Когда произошла встреча, все изменилось. Матерью Леонильды оказалась Анна Мария Монти-Валлати, а сама девушка — семнадцатилетней дочкой Казановы. Казанова забросил всякую мысль о переговорах ради блага Леонильды, но не отказался от кровосмесительных отношений. Анна-Мария пустила своего бывшего любовника, теперь мужчину тридцати шести лет, к себе в постель и сделала это в присутствии своей дочери — в соответствии со словами Казановы. То, что кажется достоверным, — их разговор о возобновлении связи и даже о браке. Анна-Мария состояла с ним в переписке до конца жизни — и предлагала в будущем ему свое утешение и пенсию, — однако в 1761 году она была согласна на брак только при условии, если Казанова согласится поселиться в Неаполе.
Но жить степенной жизнью никогда не входило в его планы. Он покинул озадаченную Леонильду — воссоединившуюся с отцом при самых волнующих обстоятельствах, — оставив ей пять тысяч дукатов в счет возможного приданого. Она все еще оставалась девственницей, несмотря на то что была содержанкой герцога, а Казанова хотел видеть её замужней или же просто лучше пристроенной, нежели в качестве любовницы при импотенте. Потом он сел в фургон римского vetturino на Страда ди Толедо, как восемнадцать лет назад, и через шесть дней пути снова прибыл в Рим.
На этот раз он пробыл в городе лишь столько, сколько нужно было для получения рекомендательных писем от друзей, новых и старых. Его брат Джованни передал ему камею для подарка доктору Мати из Британского музея в Лондоне (возможно, это была подделка из оникса с изображением Сострата, до сих пор хранящаяся там в коллекции). Джакомо явно намеревался попытать свое счастье дальше на севере.

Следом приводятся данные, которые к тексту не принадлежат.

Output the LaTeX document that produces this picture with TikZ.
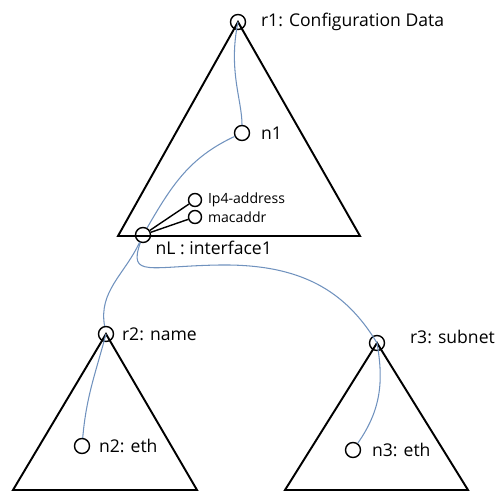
\documentclass[tikz,border=0pt]{standalone}
\usepackage{fontspec}
\setmainfont{Open Sans}
\usetikzlibrary{positioning}
\definecolor{linkblue}{RGB}{112,146,190}

\begin{document}
\begin{tikzpicture}[
    x=0.02cm, y=-0.02cm,
    elem/.style={draw, circle, line width=0.8pt, inner sep=0pt, minimum size=0.3cm},
    leaf/.style={draw, circle, line width=0.8pt, inner sep=0pt, minimum size=0.26cm},
    tag/.style={inner sep=0pt, font=\fontsize{10}{12}\selectfont},
    smalltag/.style={inner sep=0pt, font=\fontsize{8}{10}\selectfont},
    tree/.style={draw, line width=1.1pt, line join=miter},
    link/.style={linkblue, line width=0.6pt}
]
\useasboundingbox (0,0) rectangle (502,492);

% element nodes
\node[elem] (r1) at (238,22) {};
\node[elem] (n1) at (242,133) {};
\node[leaf] (ip4) at (195,200) {};
\node[leaf] (mac) at (195,217) {};
\node[elem] (nL) at (143,235) {};
\node[elem] (r2) at (106,334) {};
\node[elem] (n2) at (82,446) {};
\node[elem] (r3) at (377,343) {};
\node[elem] (n3) at (353,450) {};

% labels
\node[tag, right=0.29cm of r1] (r1txt) {r1: Configuration Data};
\node[tag, right=0.21cm of n1] (n1txt) {n1};
\node[smalltag, right=0.11cm of ip4] (ip4txt) {Ip4-address};
\node[smalltag, right=0.11cm of mac] (mactxt) {macaddr};
\node[tag, below right=0cm and 0.13cm of nL] (nLtxt) {nL : interface1};
\node[tag, right=0.15cm of r2] (r2txt) {r2: name};
\node[tag, right=0.17cm of n2] (n2txt) {n2: eth};
\node[tag, right=0.49cm of r3, yshift=0.12cm] (r3txt) {r3: subnet};
\node[tag, right=0.21cm of n3] (n3txt) {n3: eth};

% subtrees
\draw[tree] (r1.center) -- (360,236) -- (118,236) -- cycle;
\draw[tree] (r2.center) -- (197,490) -- (13,490) -- cycle;
\draw[tree] (r3.center) -- (468,490) -- (285,490) -- cycle;

% leaves of nL
\draw[line width=0.8pt] (nL) -- (ip4);
\draw[line width=0.8pt] (nL) -- (mac);

% paths
\draw[link] (r1.center) .. controls (228,70) and (242,100) .. (n1);
\draw[link] (n1) to[out=205, in=60] (nL);
\draw[link] (nL) to[out=-115, in=100] (r2);
\draw[link] (r2.center) to[out=-105, in=85] (n2);
\draw[link] (nL) .. controls (128,278) and (150,266) .. (220,265)
    .. controls (300,264) and (345,290) .. (r3.center);
\draw[link] (r3.center) to[out=-80, in=55] (n3);
\end{tikzpicture}
\end{document}
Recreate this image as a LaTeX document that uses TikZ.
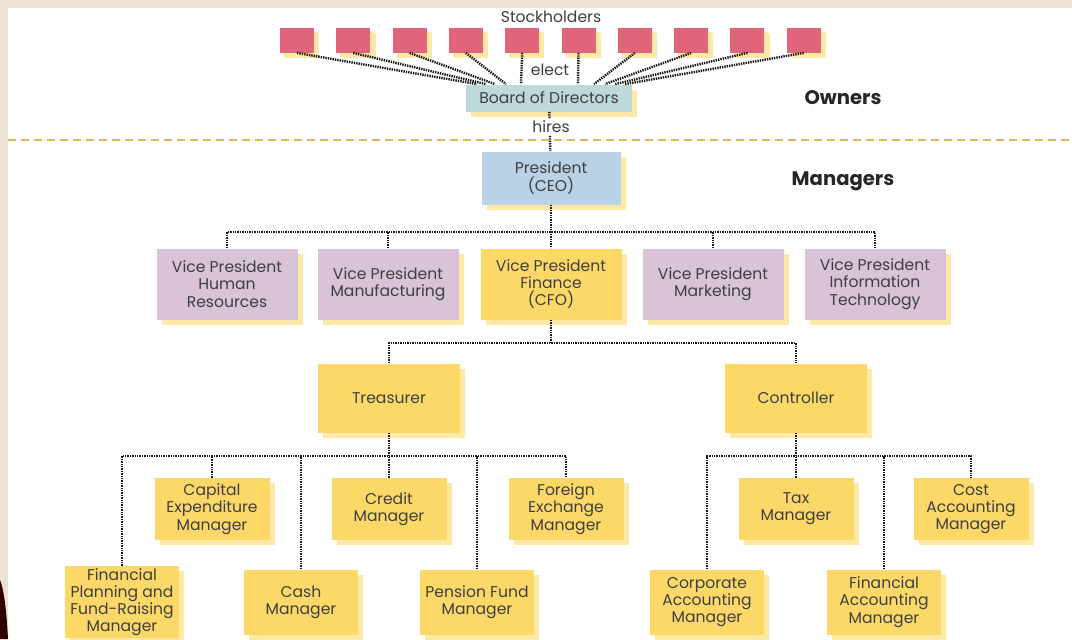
\documentclass[tikz,border=0pt]{standalone}
\usepackage{fontspec}
\setmainfont{Poppins}
\usetikzlibrary{shadows}
\definecolor{paper}{HTML}{EDE3D3}
\definecolor{stock}{HTML}{E0647A}
\definecolor{boardc}{HTML}{BFD8DB}
\definecolor{ceoc}{HTML}{BAD2E6}
\definecolor{vpc}{HTML}{D8C3D8}
\definecolor{gold}{HTML}{FCD869}
\definecolor{shade}{HTML}{FDE8A6}
\definecolor{ink}{HTML}{3F3F3F}
\definecolor{rule}{HTML}{E6B25A}
\tikzset{
  box/.style={fill=gold,text=ink,align=center,inner sep=1pt,
    drop shadow={shadow xshift=2.6pt,shadow yshift=-2.6pt,fill=shade,opacity=1}},
  vpbox/.style={box,minimum width=70.5pt,minimum height=35.5pt},
  midbox/.style={box,minimum width=71pt,minimum height=34.5pt},
  mgrbox/.style={box,minimum width=57.5pt,minimum height=31pt},
  lowbox/.style={box,minimum width=57pt,minimum height=32.5pt},
  tie/.style={draw=black!90,line width=1.2pt,dash pattern=on 0.7pt off 0.5pt},
  side/.style={font=\fontsize{9.8}{11}\selectfont\bfseries,text=black!85}
}
\begin{document}
\begin{tikzpicture}[x=0.5pt,y=-0.5pt,font=\fontsize{7.8}{8.6}\selectfont]
\useasboundingbox (0,0) rectangle (1072,639);
% page background
\fill[paper] (0,0) rectangle (1072,639);
\fill[white] (8,8) rectangle (1072,639);
\fill[black!70!red!60!black] (0,580) .. controls (5,592) and (7,620) .. (8,639) -- (0,639) -- cycle;
% owners
\draw[rule,line width=0.8pt,dash pattern=on 4pt off 2.5pt] (8,140) -- (1072,140);
\node[text=ink] (stockholders) at (551,17) {Stockholders};
\foreach \i in {1,...,10}
  \node[box,fill=stock,minimum width=17pt,minimum height=12.5pt,
    drop shadow={shadow xshift=2pt,shadow yshift=-2pt,fill=shade,opacity=1}]
    (sh\i) at ({297+56.3*(\i-1)},40) {};
\node[box,fill=boardc,minimum width=83pt,minimum height=13.5pt] (board) at (549,98) {Board of Directors};
\foreach \i/\o in {1/-36,2/-31.5,3/-27,4/-21.5,5/-14,6/14.5,7/22.5,8/28,9/33,10/38}
  \draw[tie] (sh\i.south) -- ([xshift=\o pt]board.north);
\node[text=ink] (elect) at (550,70) {elect};
\node[side] (owners) at (843,98) {Owners};
% managers
\node[box,fill=ceoc,minimum width=69.5pt,minimum height=26.5pt] (ceo) at (551,178) {President\\(CEO)};
\draw[tie] (board) -- (ceo);
\node[fill=white,text=ink,inner sep=1pt] (hires) at (551,127) {hires};
\node[side] (managers) at (843,181) {Managers};
\node[vpbox,fill=vpc] (vphr) at (227,284) {Vice President\\Human\\Resources};
\node[vpbox,fill=vpc] (vpmf) at (388,284) {Vice President\\Manufacturing};
\node[vpbox] (vpfin) at (551,284) {Vice President\\Finance\\(CFO)};
\node[vpbox,fill=vpc] (vpmk) at (713,284) {Vice President\\Marketing};
\node[vpbox,fill=vpc] (vpit) at (875,284) {Vice President\\Information\\Technology};
\coordinate (vpbus) at (551,232);
\draw[tie] (vphr.north) |- (vpbus) -| (vpit.north);
\draw[tie] (ceo) -- (vpfin);
\foreach \n in {vpmf,vpmk}
  \draw[tie] (\n.north) -- (\n.north |- vpbus);
% finance
\node[midbox] (treas) at (389,398) {Treasurer};
\node[midbox] (ctrl) at (796,398) {Controller};
\coordinate (fbus) at (551,343);
\draw[tie] (treas.north) |- (fbus) -| (ctrl.north);
\draw[tie] (vpfin) -- (fbus);
% treasurer side
\node[mgrbox] (capex) at (212,509) {Capital\\Expenditure\\Manager};
\node[mgrbox] (credit) at (389,509) {Credit\\Manager};
\node[mgrbox] (fx) at (566,509) {Foreign\\Exchange\\Manager};
\node[lowbox] (finplan) at (122,602) {Financial\\Planning and\\Fund-Raising\\Manager};
\node[lowbox] (cash) at (301,602) {Cash\\Manager};
\node[lowbox] (pension) at (477,602) {Pension Fund\\Manager};
\coordinate (tbus) at (389,456);
\draw[tie] (finplan.north) |- (tbus) -| (fx.north);
\draw[tie] (treas) -- (credit);
\foreach \n in {capex,cash,pension}
  \draw[tie] (\n.north) -- (\n.north |- tbus);
% controller side
\node[mgrbox] (tax) at (796,509) {Tax\\Manager};
\node[mgrbox] (cost) at (971,509) {Cost\\Accounting\\Manager};
\node[lowbox] (corp) at (707,602) {Corporate\\Accounting\\Manager};
\node[lowbox] (finacc) at (884,602) {Financial\\Accounting\\Manager};
\coordinate (cbus) at (796,456);
\draw[tie] (corp.north) |- (cbus) -| (cost.north);
\draw[tie] (ctrl) -- (tax);
\draw[tie] (finacc.north) -- (finacc.north |- cbus);
\end{tikzpicture}
\end{document}
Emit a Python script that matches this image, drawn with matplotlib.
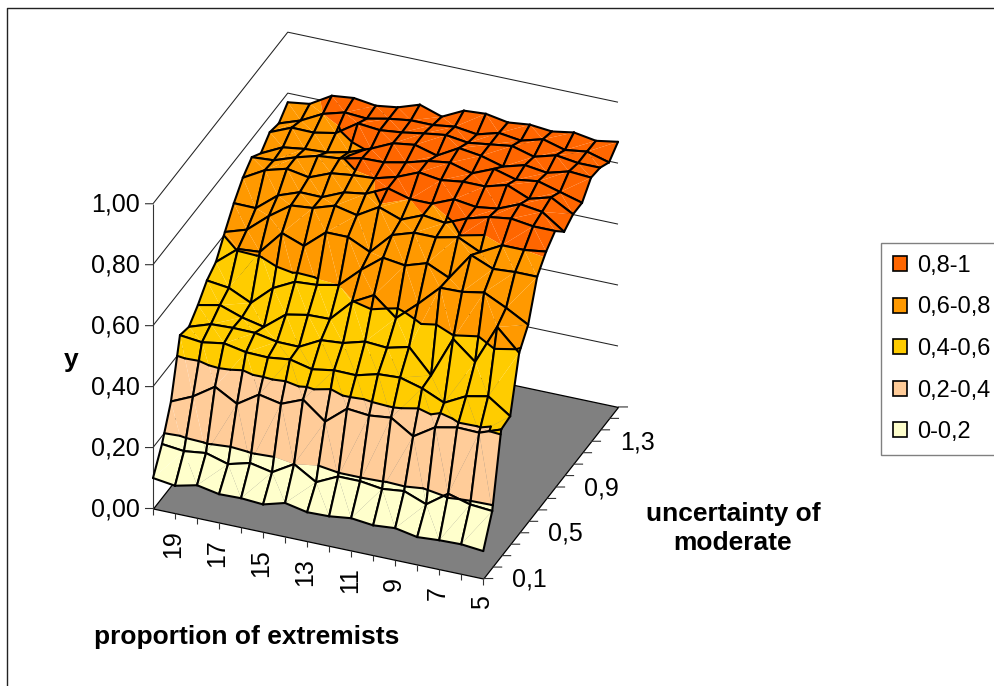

Из Флоренции он отправился в Болонью, а оттуда — в Модену, Парму и Турин, где оставался до мая 1761 года. Здесь он вновь списался с аббатом де Гама по поводу должности в португальской делегации в Аугсбурге. Это стало началом сложных отношений Казановы с политиками Португалии, Испании, Святейшего престола и иезуитами (последние в скором времени будут запрещены в Европе, за исключением «просвещенной» России, и даже в Южной Америке). Де Гама работал с португальским маркизом де Помбаль (с которым в своих путешествиях Казанова позднее столкнется), и ему были необходимы в делегации, отстаивающей португальские интересы, такие люди, как Джакомо, — полиглоты, прошедшие школу Церкви, обходительные и проницательные.